Why do you decide to go to Poblet to do the songs?

I needed a creative stress, put myself in a situation. When you are at home you end up doing nothing, because at any moment you have to deal with this or that. Inspiration at home is complicated: exceptional events have to happen, and at home there is usually nothing exceptional, everything is routine. I knew that if I set a temporal and spatial boundary the thing would work, because it has worked many times doing so. I thought that Poblet was a good idea, since it is close and at the same time very far, in the sense that it is very different. Some friends had already told me it was a good place to work. I made a special request to make music. Although I thought they would say no, they did say yes, but I should work in the music hall of the Royal Tower, which actually is a fantastic, spectacular place. It is a room with a large gothic ogive, with a very beautiful reverberation, where there is practically nothing: a lectern, tapestry, one chair…

How was the experience?

There was a whole liturgy every day between the time of singing with monks and having meals with them. I arrived there on a Sunday evening and went straight to the afternoon’s mass. I thought they would start to pray but they sang instead. A very beautiful modal song that immediately made me think very much about the auto-tune and trap… The guitars and the voices of the entire album were recorded there except the version of Sangtraït [Senyors de les pedres] and Cançó [adaptation of the homonymous poem by Màrius Torres]. Also. I imposed myself a technical limitation, which was that I worked directly with the small microphone that I used with my laptop.

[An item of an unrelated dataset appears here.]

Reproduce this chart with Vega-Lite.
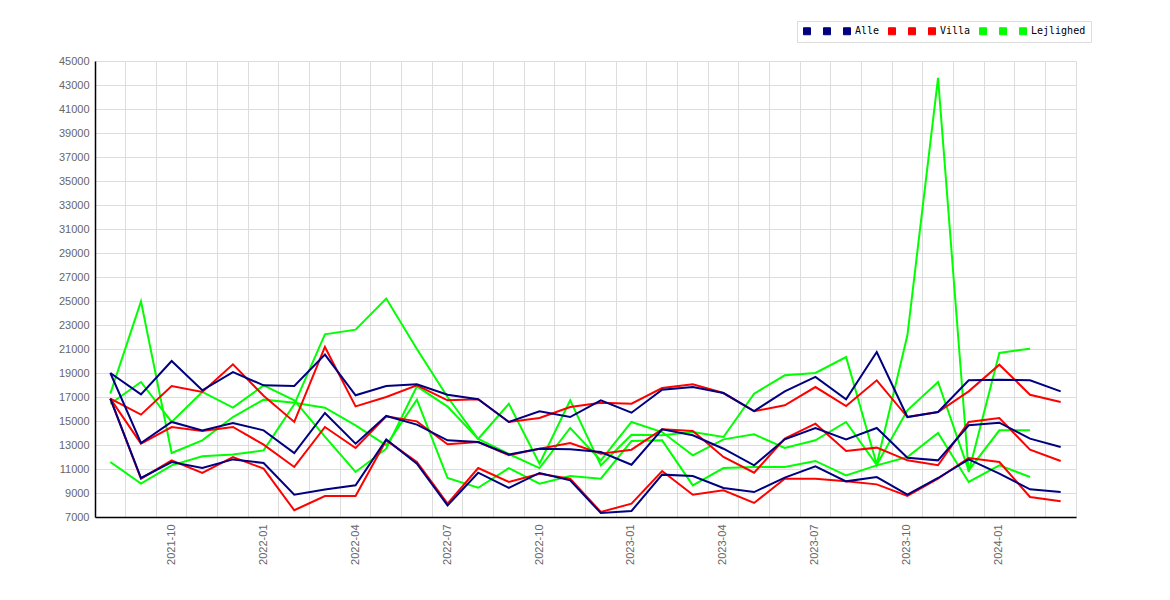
{
  "$schema": "https://vega.github.io/schema/vega-lite/v6.json",
  "autosize": {"type": "none"},
  "padding": {"left": 95, "top": 61, "right": 94, "bottom": 83},
  "width": 981,
  "height": 456,
  "background": "white",
  "config": {
    "view": {"stroke": "#dddddd"},
    "axis": {
      "labelFont": "Liberation Sans",
      "labelFontSize": 11,
      "labelColor": "#666666",
      "gridColor": "#dddddd",
      "gridWidth": 1,
      "domainColor": "black",
      "domainWidth": 1.5,
      "ticks": false,
      "title": null
    }
  },
  "data": {
    "values": [
      {"m": "2021-08", "Alle_1": 19000, "Alle_2": 19000, "Alle": 16860, "Villa_1": 16860, "Villa_2": 16860, "Villa": 16860, "Lejlighed_1": 16440, "Lejlighed_2": 17280, "Lejlighed": 11580},
      {"m": "2021-09", "Alle_1": 17220, "Alle_2": 13170, "Alle": 10250, "Villa_1": 15530, "Villa_2": 13110, "Villa": 10190, "Lejlighed_1": 18250, "Lejlighed_2": 24970, "Lejlighed": 9780},
      {"m": "2021-10", "Alle_1": 20000, "Alle_2": 14920, "Alle": 11580, "Villa_1": 17920, "Villa_2": 14500, "Villa": 11720, "Lejlighed_1": 14920, "Lejlighed_2": 12330, "Lejlighed": 11300},
      {"m": "2021-11", "Alle_1": 17560, "Alle_2": 14220, "Alle": 11080, "Villa_1": 17420, "Villa_2": 14170, "Villa": 10670, "Lejlighed_1": 17420, "Lejlighed_2": 13390, "Lejlighed": 12060},
      {"m": "2021-12", "Alle_1": 19080, "Alle_2": 14830, "Alle": 11800, "Villa_1": 19720, "Villa_2": 14500, "Villa": 12000, "Lejlighed_1": 16110, "Lejlighed_2": 15330, "Lejlighed": 12200},
      {"m": "2022-01", "Alle_1": 17970, "Alle_2": 14220, "Alle": 11500, "Villa_1": 17100, "Villa_2": 13030, "Villa": 11030, "Lejlighed_1": 17970, "Lejlighed_2": 16780, "Lejlighed": 12550},
      {"m": "2022-02", "Alle_1": 17920, "Alle_2": 12330, "Alle": 8860, "Villa_1": 14920, "Villa_2": 11170, "Villa": 7560, "Lejlighed_1": 16720, "Lejlighed_2": 16530, "Lejlighed": 16390},
      {"m": "2022-03", "Alle_1": 20530, "Alle_2": 15670, "Alle": 9300, "Villa_1": 21170, "Villa_2": 14500, "Villa": 8750, "Lejlighed_1": 13700, "Lejlighed_2": 16110, "Lejlighed": 22220},
      {"m": "2022-04", "Alle_1": 17140, "Alle_2": 13110, "Alle": 9640, "Villa_1": 16220, "Villa_2": 12750, "Villa": 8750, "Lejlighed_1": 10750, "Lejlighed_2": 14640, "Lejlighed": 22610},
      {"m": "2022-05", "Alle_1": 17920, "Alle_2": 15420, "Alle": 13470, "Villa_1": 17000, "Villa_2": 15390, "Villa": 13390, "Lejlighed_1": 12690, "Lejlighed_2": 12970, "Lejlighed": 25200},
      {"m": "2022-06", "Alle_1": 18060, "Alle_2": 14700, "Alle": 11440, "Villa_1": 17970, "Villa_2": 14970, "Villa": 11580, "Lejlighed_1": 17890, "Lejlighed_2": 16780, "Lejlighed": 21000},
      {"m": "2022-07", "Alle_1": 17190, "Alle_2": 13390, "Alle": 7970, "Villa_1": 16720, "Villa_2": 13060, "Villa": 8110, "Lejlighed_1": 16200, "Lejlighed_2": 10250, "Lejlighed": 17000},
      {"m": "2022-08", "Alle_1": 16810, "Alle_2": 13250, "Alle": 10690, "Villa_1": 16810, "Villa_2": 13250, "Villa": 11080, "Lejlighed_1": 13500, "Lejlighed_2": 9440, "Lejlighed": 13500},
      {"m": "2022-09", "Alle_1": 14920, "Alle_2": 12220, "Alle": 9420, "Villa_1": 14920, "Villa_2": 12140, "Villa": 9920, "Lejlighed_1": 16440, "Lejlighed_2": 11080, "Lejlighed": 12250},
      {"m": "2022-10", "Alle_1": 15810, "Alle_2": 12690, "Alle": 10670, "Villa_1": 15250, "Villa_2": 12690, "Villa": 10610, "Lejlighed_1": 11440, "Lejlighed_2": 9780, "Lejlighed": 11080},
      {"m": "2022-11", "Alle_1": 15330, "Alle_2": 12640, "Alle": 10060, "Villa_1": 16170, "Villa_2": 13170, "Villa": 10190, "Lejlighed_1": 16720, "Lejlighed_2": 10420, "Lejlighed": 14420},
      {"m": "2022-12", "Alle_1": 16720, "Alle_2": 12420, "Alle": 7330, "Villa_1": 16530, "Villa_2": 12280, "Villa": 7420, "Lejlighed_1": 11300, "Lejlighed_2": 10190, "Lejlighed": 11720},
      {"m": "2023-01", "Alle_1": 15690, "Alle_2": 11360, "Alle": 7500, "Villa_1": 16440, "Villa_2": 12610, "Villa": 8110, "Lejlighed_1": 13860, "Lejlighed_2": 13330, "Lejlighed": 14920},
      {"m": "2023-02", "Alle_1": 17610, "Alle_2": 14310, "Alle": 10530, "Villa_1": 17750, "Villa_2": 14310, "Villa": 10830, "Lejlighed_1": 13810, "Lejlighed_2": 13390, "Lejlighed": 14080},
      {"m": "2023-03", "Alle_1": 17830, "Alle_2": 13810, "Alle": 10420, "Villa_1": 18060, "Villa_2": 14170, "Villa": 8860, "Lejlighed_1": 14080, "Lejlighed_2": 9640, "Lejlighed": 12140},
      {"m": "2023-04", "Alle_1": 17330, "Alle_2": 12690, "Alle": 9420, "Villa_1": 17330, "Villa_2": 12000, "Villa": 9220, "Lejlighed_1": 13670, "Lejlighed_2": 11080, "Lejlighed": 13470},
      {"m": "2023-05", "Alle_1": 15830, "Alle_2": 11310, "Alle": 9080, "Villa_1": 15810, "Villa_2": 10690, "Villa": 8170, "Lejlighed_1": 17280, "Lejlighed_2": 11170, "Lejlighed": 13890},
      {"m": "2023-06", "Alle_1": 17470, "Alle_2": 13470, "Alle": 10280, "Villa_1": 16310, "Villa_2": 13530, "Villa": 10190, "Lejlighed_1": 18810, "Lejlighed_2": 11170, "Lejlighed": 12750},
      {"m": "2023-07", "Alle_1": 18670, "Alle_2": 14420, "Alle": 11220, "Villa_1": 17830, "Villa_2": 14780, "Villa": 10190, "Lejlighed_1": 19000, "Lejlighed_2": 11670, "Lejlighed": 13390},
      {"m": "2023-08", "Alle_1": 16810, "Alle_2": 13470, "Alle": 9970, "Villa_1": 16250, "Villa_2": 12500, "Villa": 9970, "Lejlighed_1": 20330, "Lejlighed_2": 10470, "Lejlighed": 14920},
      {"m": "2023-09", "Alle_1": 20750, "Alle_2": 14420, "Alle": 10330, "Villa_1": 18390, "Villa_2": 12780, "Villa": 9720, "Lejlighed_1": 11400, "Lejlighed_2": 11300, "Lejlighed": 11350},
      {"m": "2023-10", "Alle_1": 15330, "Alle_2": 11940, "Alle": 8860, "Villa_1": 15330, "Villa_2": 11720, "Villa": 8750, "Lejlighed_1": 22140, "Lejlighed_2": 12000, "Lejlighed": 15890},
      {"m": "2023-11", "Alle_1": 15750, "Alle_2": 11720, "Alle": 10250, "Villa_1": 15750, "Villa_2": 11310, "Villa": 10200, "Lejlighed_1": 43600, "Lejlighed_2": 14000, "Lejlighed": 18250},
      {"m": "2023-12", "Alle_1": 18390, "Alle_2": 14640, "Alle": 11810, "Villa_1": 17470, "Villa_2": 14920, "Villa": 11920, "Lejlighed_1": 10750, "Lejlighed_2": 9920, "Lejlighed": 10890},
      {"m": "2024-01", "Alle_1": 18440, "Alle_2": 14860, "Alle": 10610, "Villa_1": 19690, "Villa_2": 15250, "Villa": 11580, "Lejlighed_1": 20670, "Lejlighed_2": 11310, "Lejlighed": 14220},
      {"m": "2024-02", "Alle_1": 18390, "Alle_2": 13530, "Alle": 9310, "Villa_1": 17190, "Villa_2": 12610, "Villa": 8670, "Lejlighed_1": 21030, "Lejlighed_2": 10330, "Lejlighed": 14220},
      {"m": "2024-03", "Alle_1": 17470, "Alle_2": 12830, "Alle": 9080, "Villa_1": 16580, "Villa_2": 11670, "Villa": 8310}
    ]
  },
  "transform": [
    {"fold": ["Lejlighed_1", "Lejlighed_2", "Lejlighed", "Villa_1", "Villa_2", "Villa", "Alle_1", "Alle_2", "Alle"], "as": ["serie", "v"]},
    {"filter": "isValid(datum.v)"}
  ],
  "mark": {"type": "line", "strokeWidth": 2},
  "encoding": {
    "x": {
      "field": "m",
      "type": "ordinal",
      "scale": {"type": "band", "paddingInner": 0, "paddingOuter": 0},
      "axis": {
        "grid": true,
        "bandPosition": 0,
        "labelAngle": -90,
        "labelPadding": 7,
        "labelOverlap": false,
        "labelExpr": "(+slice(datum.value, 5)) % 3 == 1 ? datum.value : ''"
      }
    },
    "y": {
      "field": "v",
      "type": "quantitative",
      "scale": {"domain": [7000, 45000], "nice": false, "zero": false},
      "axis": {
        "values": [7000, 9000, 11000, 13000, 15000, 17000, 19000, 21000, 23000, 25000, 27000, 29000, 31000, 33000, 35000, 37000, 39000, 41000, 43000, 45000],
        "format": "d",
        "labelPadding": 6,
        "labelFlush": false
      }
    },
    "color": {
      "field": "serie",
      "type": "nominal",
      "scale": {
        "domain": ["Alle_1", "Alle_2", "Alle", "Villa_1", "Villa_2", "Villa", "Lejlighed_1", "Lejlighed_2", "Lejlighed"],
        "range": ["#000080", "#000080", "#000080", "#ff0000", "#ff0000", "#ff0000", "#00ff00", "#00ff00", "#00ff00"]
      },
      "legend": {
        "title": null,
        "orient": "none",
        "legendX": 702,
        "legendY": -40,
        "direction": "horizontal",
        "columns": 9,
        "padding": 5,
        "columnPadding": 6,
        "labelOffset": 3,
        "symbolType": "square",
        "symbolSize": 49,
        "symbolStrokeWidth": 1,
        "labelFont": "DejaVu Sans Mono",
        "labelFontSize": 10,
        "labelColor": "black",
        "strokeColor": "#dddddd",
        "fillColor": "white",
        "labelExpr": "test(/_/, datum.label) ? ' ' : datum.label",
        "encode": {
          "symbols": {
            "update": {
              "fill": {"scale": "color", "field": "value"},
              "stroke": {"value": "#555555"},
              "fillOpacity": {"value": 1},
              "strokeWidth": {"value": 1}
            }
          }
        }
      }
    }
  }
}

What did you learn of living with the monks and being in a place like that?

Following their routines was part of the charm. I went to three religious services a day, out of the six or seven that they did, and I had a pretty tidy life. I woke up at seven and attended mass at eight. That’s almost an hour without breakfast. After breakfast I went to the music room, that did not have any heating: I had to work with the jacket on, and that was tough. At noon I went to another chapel where the sun hit, I took a pause and could go for a walk on the vineyard, but I had to start working again, because at three o’clock in the evening there was an evening mass. I had to take electricity from outside the room, with a cable extension, and every time I went away I had to disassemble everything: I could not leave the system plugged even when going for lunch! To these small privations one needs to get used, and they condition your perception and decisions. The difficulties led me to focus more. And attending the masses I found fabulous ideas. I have made my own lyrics, but on the recording there are also fragments from the Old Testament: in the songs Perdura eternament el teu amor and Càntic d’entrada… all this is literal, but afterwards I added my verses. Then there are songs that are of one hundred percent my own.

Are you a man of religious beliefs?

No, no. Liturgy and spirituality attract me, but I do not believe in God.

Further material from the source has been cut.